Challenge Description

A message has been encrypted using RSA, but this time something feels… more crowded than usual. Can you decrypt it?

Approach

The challenge name “ClusterRSA” strongly hints at multi-prime RSA — an RSA variant where the modulus n is the product of many small primes rather than the standard two large primes. The word “crowded” in the description reinforces this: instead of n = p * q, we have n = p1 * p2 * p3 * ... * pk for some number of primes k.

Why Multi-Prime RSA is Vulnerable

Standard RSA security relies on the difficulty of factoring a large semiprime (product of two large primes). When the modulus is instead composed of many smaller primes, each individual prime is much smaller and easier to find. For example, a 2048-bit modulus composed of 16 primes means each prime is only ~128 bits — well within range of modern factoring algorithms.

Attack Strategy

1. Factor the modulus n: Since each prime factor is relatively small, we can use services like factordb.com or tools like sympy.factorint(), yafu, or msieve to factor n.
2. Compute Euler’s totient: For multi-prime RSA, the totient is:

   phi(n) = (p1 - 1) * (p2 - 1) * ... * (pk - 1)
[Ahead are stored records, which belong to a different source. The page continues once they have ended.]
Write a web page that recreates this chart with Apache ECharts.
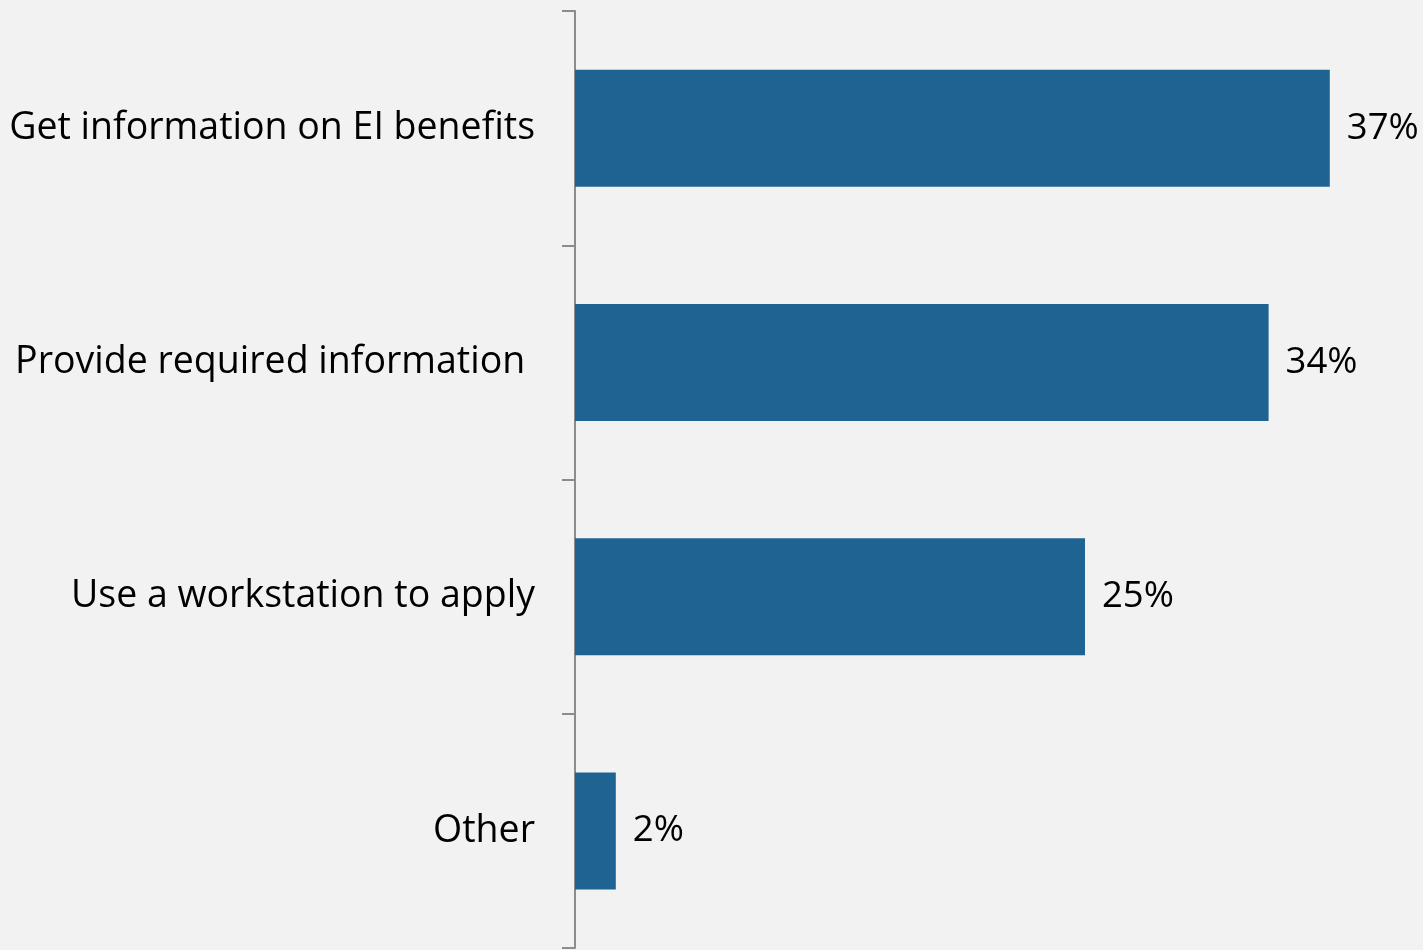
<!DOCTYPE html>
<html>
<head>
<meta charset="utf-8">
<script src="https://cdn.jsdelivr.net/npm/echarts@6/dist/echarts.min.js"></script>
<style>
  html, body { margin: 0; padding: 0; background: #f2f2f2; }
  #chart { width: 1423px; height: 950px; }
</style>
</head>
<body>
<div id="chart"></div>
<script>
// Reasons for using the service (share of respondents, %)
const categories = [
  'Get information on EI benefits',
  'Provide required information ',
  'Use a workstation to apply',
  'Other'
];
const values = [37, 34, 25, 2];

const chart = echarts.init(document.getElementById('chart'));
const FONT = 'Open Sans';

chart.setOption({
  backgroundColor: '#f2f2f2',
  animation: false,
  grid: { left: 575, right: 32, top: 11, bottom: 2, containLabel: false },
  xAxis: {
    type: 'value',
    min: 0,
    max: 40,
    show: false
  },
  yAxis: {
    type: 'category',
    data: categories,
    inverse: true,
    axisLine: { show: true, lineStyle: { color: '#8c8c8c', width: 2 } },
    axisTick: { show: true, length: 13, lineStyle: { color: '#8c8c8c', width: 2 } },
    axisLabel: {
      margin: 40,
      color: '#000000',
      fontFamily: FONT,
      fontSize: 37.5,
      padding: [8, 0, 0, 0]
    },
    splitLine: { show: false }
  },
  series: [{
    type: 'bar',
    data: values,
    barWidth: 117,
    itemStyle: { color: '#1f6392' },
    label: {
      show: true,
      position: 'right',
      distance: 17,
      formatter: '{c}%',
      color: '#000000',
      fontFamily: FONT,
      fontSize: 36.5,
      padding: [12, 0, 0, 0]
    }
  }]
});
</script>
</body>
</html>
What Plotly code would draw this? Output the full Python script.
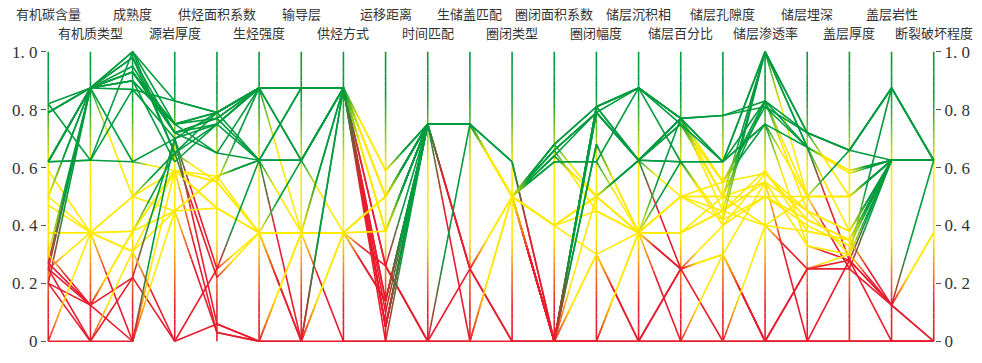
import plotly.graph_objects as go

# Evaluation factors (one vertical axis per factor)
dimensions = [
    "有机碳含量", "有机质类型", "成熟度", "源岩厚度", "供烃面积系数", "生烃强度",
    "输导层", "供烃方式", "运移距离", "时间匹配", "生储盖匹配", "圈闭类型",
    "圈闭面积系数", "圈闭幅度", "储层沉积相", "储层百分比", "储层孔隙度",
    "储层渗透率", "储层埋深", "盖层厚度", "盖层岩性", "断裂破坏程度",
]

tick_values = [0, 0.2, 0.4, 0.6, 0.8, 1.0]
tick_labels = ["0", "0. 2", "0. 4", "0. 6", "0. 8", "1. 0"]

# Normalised factor scores of each trap, grouped by overall grade
good_traps = [
    [0.82, 0.875, 1.00, 0.83, 0.79, 0.875, 0.875, 0.875, 0.05, 0.75, 0.75, 0.50, 0.68, 0.81, 0.875, 0.77, 0.78, 0.83, 0.72, 0.66, 0.875, 0.625],
    [0.79, 0.875, 0.93, 0.72, 0.77, 0.875, 0.875, 0.875, 0.50, 0.75, 0.75, 0.50, 0.66, 0.79, 0.625, 0.77, 0.62, 1.00, 0.67, 0.59, 0.625, 0.625],
    [0.62, 0.875, 0.90, 0.75, 0.79, 0.625, 0.875, 0.875, 0.10, 0.75, 0.75, 0.50, 0.00, 0.81, 0.625, 0.77, 0.45, 1.00, 0.72, 0.50, 0.625, 0.625],
    [0.50, 0.875, 0.87, 0.70, 0.75, 0.875, 0.625, 0.875, 0.14, 0.75, 0.75, 0.62, 0.00, 0.68, 0.375, 0.77, 0.55, 0.81, 0.67, 0.38, 0.625, 0.625],
    [0.30, 0.875, 1.00, 0.65, 0.79, 0.875, 0.875, 0.875, 0.05, 0.75, 0.75, 0.50, 0.00, 0.81, 0.875, 0.62, 0.62, 0.75, 0.50, 0.66, 0.875, 0.625],
    [0.27, 0.875, 0.95, 0.72, 0.77, 0.875, 0.875, 0.875, 0.38, 0.75, 0.75, 0.50, 0.00, 0.79, 0.625, 0.75, 0.50, 0.83, 0.45, 0.30, 0.875, 0.625],
    [0.62, 0.625, 1.00, 0.75, 0.65, 0.625, 0.625, 0.875, 0.26, 0.75, 0.75, 0.50, 0.64, 0.50, 0.625, 0.62, 0.42, 1.00, 0.67, 0.58, 0.625, 0.625],
    [0.82, 0.625, 0.87, 0.83, 0.79, 0.875, 0.875, 0.875, 0.50, 0.75, 0.75, 0.50, 0.62, 0.62, 0.875, 0.77, 0.78, 0.81, 0.72, 0.66, 0.625, 0.625],
    [0.25, 0.875, 0.90, 0.62, 0.75, 0.625, 0.625, 0.875, 0.05, 0.75, 0.75, 0.50, 0.00, 0.68, 0.375, 0.62, 0.40, 0.58, 0.42, 0.35, 0.625, 0.625],
    [0.20, 0.875, 0.62, 0.70, 0.79, 0.875, 0.875, 0.875, 0.14, 0.75, 0.75, 0.50, 0.68, 0.81, 0.875, 0.77, 0.55, 0.75, 0.33, 0.30, 0.625, 0.625],
    [0.79, 0.875, 0.93, 0.72, 0.65, 0.875, 0.875, 0.875, 0.00, 0.75, 0.75, 0.50, 0.00, 0.81, 0.625, 0.75, 0.62, 0.83, 0.50, 0.25, 0.625, 0.625],
    [0.62, 0.875, 0.98, 0.65, 0.75, 0.875, 0.875, 0.875, 0.38, 0.75, 0.75, 0.50, 0.66, 0.79, 0.875, 0.77, 0.62, 1.00, 0.72, 0.66, 0.875, 0.625],
    [0.79, 0.875, 0.90, 0.75, 0.77, 0.625, 0.875, 0.875, 0.59, 0.75, 0.75, 0.50, 0.00, 0.81, 0.875, 0.75, 0.55, 0.83, 0.67, 0.59, 0.625, 0.625],
    [0.62, 0.875, 0.98, 0.72, 0.75, 0.875, 0.875, 0.875, 0.38, 0.75, 0.75, 0.50, 0.64, 0.79, 0.625, 0.77, 0.50, 1.00, 0.50, 0.50, 0.625, 0.625],
    [0.62, 0.875, 0.93, 0.75, 0.79, 0.875, 0.625, 0.875, 0.05, 0.75, 0.75, 0.50, 0.00, 0.79, 0.625, 0.62, 0.62, 0.75, 0.67, 0.28, 0.125, 0.625],
]

fair_traps = [
    [0.50, 0.375, 0.50, 0.59, 0.55, 0.375, 0.375, 0.375, 0.50, 0.75, 0.75, 0.50, 0.40, 0.50, 0.375, 0.50, 0.50, 0.55, 0.45, 0.38, 0.625, 0.625],
    [0.375, 0.375, 0.38, 0.45, 0.57, 0.625, 0.375, 0.875, 0.59, 0.75, 0.75, 0.50, 0.66, 0.45, 0.375, 0.375, 0.45, 0.59, 0.38, 0.35, 0.625, 0.625],
    [0.47, 0.375, 0.31, 0.59, 0.46, 0.375, 0.375, 0.375, 0.50, 0.75, 0.75, 0.50, 0.64, 0.50, 0.375, 0.50, 0.42, 0.50, 0.40, 0.33, 0.625, 0.625],
    [0.62, 0.625, 0.62, 0.59, 0.57, 0.625, 0.625, 0.875, 0.50, 0.75, 0.75, 0.50, 0.62, 0.62, 0.375, 0.50, 0.50, 0.40, 0.50, 0.50, 0.625, 0.625],
    [0.25, 0.375, 0.31, 0.45, 0.46, 0.375, 0.625, 0.375, 0.38, 0.75, 0.75, 0.50, 0.40, 0.30, 0.375, 0.375, 0.45, 0.55, 0.33, 0.28, 0.625, 0.625],
    [0.50, 0.875, 0.50, 0.65, 0.55, 0.875, 0.375, 0.875, 0.50, 0.75, 0.75, 0.50, 0.68, 0.50, 0.625, 0.50, 0.55, 0.58, 0.45, 0.38, 0.625, 0.625],
    [0.375, 0.375, 0.38, 0.59, 0.46, 0.375, 0.375, 0.375, 0.50, 0.75, 0.00, 0.50, 0.40, 0.50, 0.375, 0.25, 0.40, 0.50, 0.50, 0.50, 0.625, 0.625],
    [0.20, 0.125, 0.38, 0.59, 0.55, 0.375, 0.375, 0.375, 0.38, 0.75, 0.25, 0.50, 0.40, 0.45, 0.375, 0.50, 0.45, 0.40, 0.38, 0.35, 0.125, 0.375],
    [0.59, 0.375, 0.50, 0.45, 0.57, 0.375, 0.375, 0.375, 0.50, 0.75, 0.75, 0.50, 0.40, 0.50, 0.375, 0.375, 0.50, 0.50, 0.42, 0.35, 0.625, 0.625],
]

poor_traps = [
    [0.27, 0.125, 0.22, 0.00, 0.25, 0.375, 0.00, 0.375, 0.26, 0.00, 0.00, 0.50, 0.00, 0.00, 0.00, 0.25, 0.30, 0.00, 0.25, 0.28, 0.125, 0.00],
    [0.25, 0.00, 0.31, 0.00, 0.06, 0.00, 0.375, 0.00, 0.00, 0.00, 0.25, 0.00, 0.00, 0.30, 0.00, 0.00, 0.00, 0.00, 0.00, 0.00, 0.00, 0.00],
    [0.00, 0.375, 0.00, 0.45, 0.03, 0.00, 0.00, 0.00, 0.00, 0.00, 0.00, 0.00, 0.00, 0.00, 0.00, 0.25, 0.30, 0.00, 0.00, 0.00, 0.00, 0.00],
    [0.30, 0.125, 0.38, 0.65, 0.22, 0.375, 0.00, 0.375, 0.14, 0.75, 0.25, 0.00, 0.00, 0.00, 0.375, 0.25, 0.00, 0.40, 0.25, 0.30, 0.125, 0.375],
    [0.20, 0.00, 0.00, 0.70, 0.25, 0.625, 0.00, 0.875, 0.26, 0.00, 0.75, 0.62, 0.00, 0.30, 0.00, 0.00, 0.30, 0.00, 0.00, 0.28, 0.00, 0.00],
    [0.00, 0.00, 0.22, 0.70, 0.06, 0.00, 0.00, 0.875, 0.05, 0.75, 0.25, 0.50, 0.00, 0.50, 0.625, 0.25, 0.30, 0.55, 0.00, 0.00, 0.00, 0.00],
    [0.25, 0.125, 0.00, 0.59, 0.03, 0.00, 0.375, 0.375, 0.14, 0.75, 0.75, 0.50, 0.00, 0.00, 0.375, 0.00, 0.00, 0.00, 0.25, 0.25, 0.125, 0.00],
]

RED = (232, 28, 46)
YELLOW = (255, 234, 0)
GREEN = (0, 156, 62)
ORANGE = (246, 130, 30)


def score_colour(v):
    if v < 0.3:
        return RED
    if v < 0.6:
        return YELLOW
    return GREEN


def mix(c0, c1, t):
    return tuple(round(a + (b - a) * t) for a, b in zip(c0, c1))


def rgb(c):
    return "rgb(%d,%d,%d)" % c


BLEND = 0.4     # share of a segment over which the colour shifts
STEPS = 8
pieces = {}  # colour -> (xs, ys)


def add_piece(c, x0, y0, x1, y1):
    xs, ys = pieces.setdefault(c, ([], []))
    xs += [x0, x1, None]
    ys += [y0, y1, None]


# Each segment shifts from the colour of its left score to that of its right score
for row in good_traps + fair_traps + poor_traps:
    for i in range(len(row) - 1):
        y0, y1 = row[i], row[i + 1]
        c0, c1 = score_colour(y0), score_colour(y1)
        if c0 == c1:
            add_piece(c1, i, y0, i + 1, y1)
            continue
        for k in range(STEPS):
            ta, tb = BLEND * k / STEPS, BLEND * (k + 1) / STEPS
            c = mix(c0, c1, (k + 0.5) / STEPS)
            add_piece(c, i + ta, y0 + (y1 - y0) * ta, i + tb, y0 + (y1 - y0) * tb)
        add_piece(c1, i + BLEND, y0 + (y1 - y0) * BLEND, i + 1, y1)

fig = go.Figure()

# Vertical factor axes with a red-yellow-green gradient
axis_stops = [(0.0, RED), (0.12, RED), (0.25, ORANGE), (0.36, YELLOW),
              (0.6, YELLOW), (0.85, GREEN), (1.0, GREEN)]


def axis_colour(v):
    for (p0, c0), (p1, c1) in zip(axis_stops[:-1], axis_stops[1:]):
        if p0 <= v <= p1:
            return mix(c0, c1, (v - p0) / (p1 - p0) if p1 > p0 else 0)
    return GREEN


AX_STEPS = 40
axis_pieces = {}
for i in range(len(dimensions)):
    for k in range(AX_STEPS):
        ya, yb = k / AX_STEPS, (k + 1) / AX_STEPS
        c = axis_colour((ya + yb) / 2)
        xs, ys = axis_pieces.setdefault(c, ([], []))
        xs += [i, i, None]
        ys += [ya, yb, None]

for c, (xs, ys) in axis_pieces.items():
    fig.add_trace(go.Scatter(x=xs, y=ys, mode="lines", hoverinfo="skip",
                             line=dict(color=rgb(c), width=1.6), showlegend=False))

for c in sorted(pieces, key=lambda c: c[1] - c[0]):
    xs, ys = pieces[c]
    fig.add_trace(go.Scatter(x=xs, y=ys, mode="lines", hoverinfo="skip",
                             line=dict(color=rgb(c), width=1.6), showlegend=False))

# Right-hand scale
fig.add_trace(go.Scatter(x=[len(dimensions) - 1], y=[0], yaxis="y2", mode="markers",
                         marker=dict(opacity=0), hoverinfo="skip", showlegend=False))

# Factor names, staggered over two rows
for i, name in enumerate(dimensions):
    fig.add_annotation(x=i, xref="x", y=1.1246 if i % 2 == 0 else 1.0598, yref="paper",
                       text=name, showarrow=False, xanchor="center", yanchor="middle",
                       font=dict(family="Noto Sans CJK SC", size=13, color="#333333"))

tick_font = dict(family="Liberation Serif", size=17, color="#333333")
yrange = [-0.006, 1.006]
fig.update_layout(
    width=982, height=363,
    margin=dict(l=44, r=38, t=50, b=12),
    paper_bgcolor="white", plot_bgcolor="white",
    showlegend=False, hovermode=False,
    xaxis=dict(range=[-0.03, len(dimensions) - 1 + 0.03], visible=False, fixedrange=True),
    yaxis=dict(range=yrange, tickvals=tick_values, ticktext=tick_labels, ticks="outside",
               ticklen=5, tickcolor="#555555", tickwidth=1, showgrid=False, zeroline=False,
               showline=False, tickfont=tick_font, fixedrange=True),
    yaxis2=dict(range=yrange, tickvals=tick_values, ticktext=tick_labels, ticks="outside",
                ticklen=5, tickcolor="#555555", tickwidth=1, showgrid=False, zeroline=False,
                showline=False, tickfont=tick_font, overlaying="y", side="right",
                fixedrange=True),
)

fig.write_html("out.html")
3. Compute the private exponent: d = e^(-1) mod phi(n)
4. Decrypt: m = c^d mod n

The challenge typically provides n, e, and c in a file (e.g., output.txt or ciphertext.txt).

Solution

1. Download the challenge files. You should receive values for n (modulus), e (public exponent, commonly 65537), and c (ciphertext).
2. Factor n using an automated tool. Because the primes are small, factoring should complete quickly.
3. Calculate phi(n) as the product of (p_i - 1) for each prime factor.
4. Compute d = inverse(e, phi(n)).
5. Decrypt m = pow(c, d, n) and convert the resulting integer to bytes to reveal the flag.

Solution Script

python3 solve.py

Flag

picoCTF{...}  (placeholder - actual flag varies per instance)